London police, under fire on Sarah Everard murder, respond with safety tips

(Left) A photo from March 13, 2021, shows a makeshift memorial for Sarah Everard (right) at a vigil which the police attempted to disperse in London. PHOTOS: NYTIMES, REUTERS

LONDON (NYTIMES) - Challenging officers by asking them "searching questions". Flagging down a bus or running into a house. Asking for help from bystanders.

Faced with nationwide consternation over a police officer's rape and murder of Ms Sarah Everard, a 33-year-old marketing executive, the London police have offered several safety tips to women in the event they come face to face with an officer they consider a threat, or someone posing as one.

The tips - issued after Wayne Couzens, the officer who abducted and murdered Ms Everard earlier this year, was sentenced on Thursday (Sept 30) to life imprisonment for her killing - have been met with outrage and derision in Britain.

Couzens' sentencing hearing included shocking details about how he - under the guise of an arrest, although he was not on duty - handcuffed and abducted Ms Everard before raping and murdering her and setting her body afire. And many women asked how realistic it was that the police safety tips would save them if they faced a similar threat.

"This advice in particular shows a fundamental lack of insight into the issue of women's safety with the police," the Women's Equality Party wrote in a post on Twitter, saying that the force had failed to recognise "the huge power imbalance between a police officer and someone they are arresting".

The advice was accompanied by a list of other measures the force had taken or planned to take in light of Ms Everard's murder, including stepped-up patrols and plans for a new strategy to address violence against women and girls.

But critics say the guidance and the other planned measures have done little to calm the fears or reverse the erosion of public trust created by a London police officer like Couzens abusing his position to carry out the attack on Ms Everard. Her murder provoked nationwide outrage and led to calls to improve safety for women.

The police fired Couzens after he pleaded guilty.

Many women said the guidance issued by the police on Thursday raised questions about what they see as a lack of meaningful action taken by the force and the government in dealing with broader issues of violence and misconduct in police ranks.
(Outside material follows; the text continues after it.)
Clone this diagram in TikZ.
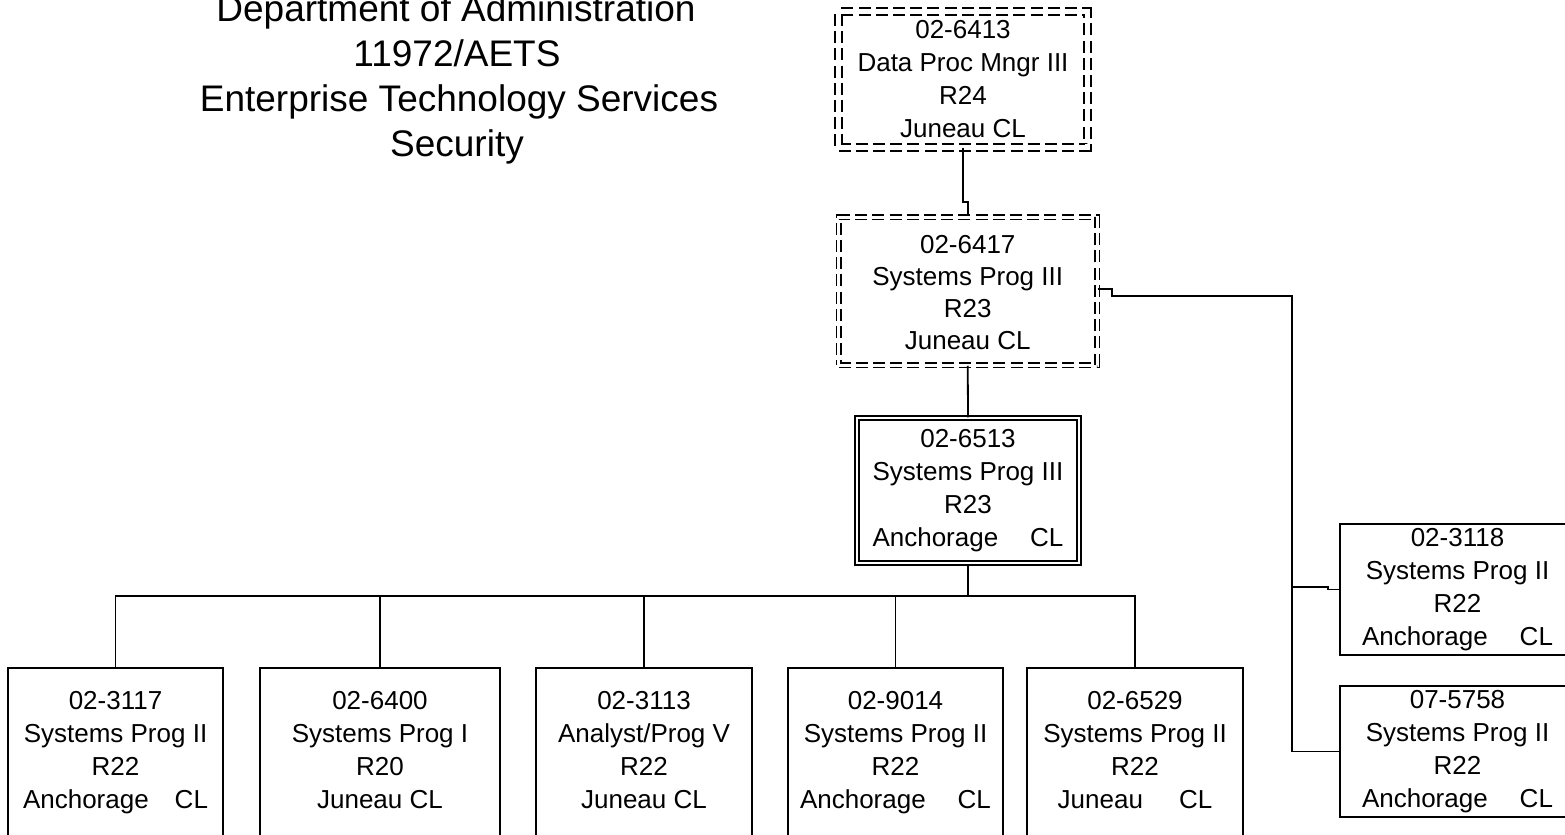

And they argue the approach once again puts the onus on women to protect themselves while neglecting to address institutional failings. Others pointed out that for people of colour, who may already face mistreatment by the police, the guidance rang particularly hollow.

"Imagine what would happen if a Black or ethnic minority woman/man 'challenged' an officer's identity and intentions when stopped," wrote Ms Zubaida Haque, the former deputy director of the Runnymede Trust, a think tank focusing on racial equality.

Mr Jolyon Maugham, executive director of the Good Law Project, a governance watchdog, said people had lost trust in the police and the criminal justice system.

"You don't restore trust with victim-blaming, and you don't restore trust with preposterous suggestions that people run away if they're not sure if it's a bona fide police officer, or wave down a passing bus driver," he said. "What the hell is a bus driver going to do?"

Wayne Couzens handcuffed and abducted Ms Everard before raping and murdering her and setting her body afire. PHOTO: AFP

The Metropolitan Police acknowledged that Couzens' abuse of power had shaken the force and that it was among a number of high-profile cases that "bring into sharp focus our urgent duty to do more to protect women and girls".

It also for the first time acknowledged possible missteps in vetting Couzens before he joined the force and said officials were investigating an allegation of indecent exposure by the officer days before Ms Everard was abducted.

A review into Couzens' vetting process began after his arrest for the killing of Ms Everard, the Metropolitan Police said. While he had passed, the review also found that one of the checks into his background "may not have been undertaken correctly" and failed to turn up an allegation of indecent exposure in Kent in 2015.

Some opposition lawmakers have called for the resignation of the head of London's police force, Dame Cressida Dick, while others have pushed for a broader investigation into potential systemic failures.

Senior government officials responsible for policing have stood behind the police commissioner.

T he government's Crime and P olicing Minister Kit Malthouse acknowledged that the case "struck a devastating blow to the confidence" in the police and had raised questions about how to prevent such attacks from happening in the future. But he said he believed Dame Dick should continue in her position.

"The question in our mind is, what went wrong?" he said during an interview with Sky News on Friday. He said an inquiry would be needed to assess "how this monster slipped through the net to become a police officer" and what could be learned from that to make the police force a "better organisation that has the unquestioning trust of the British people".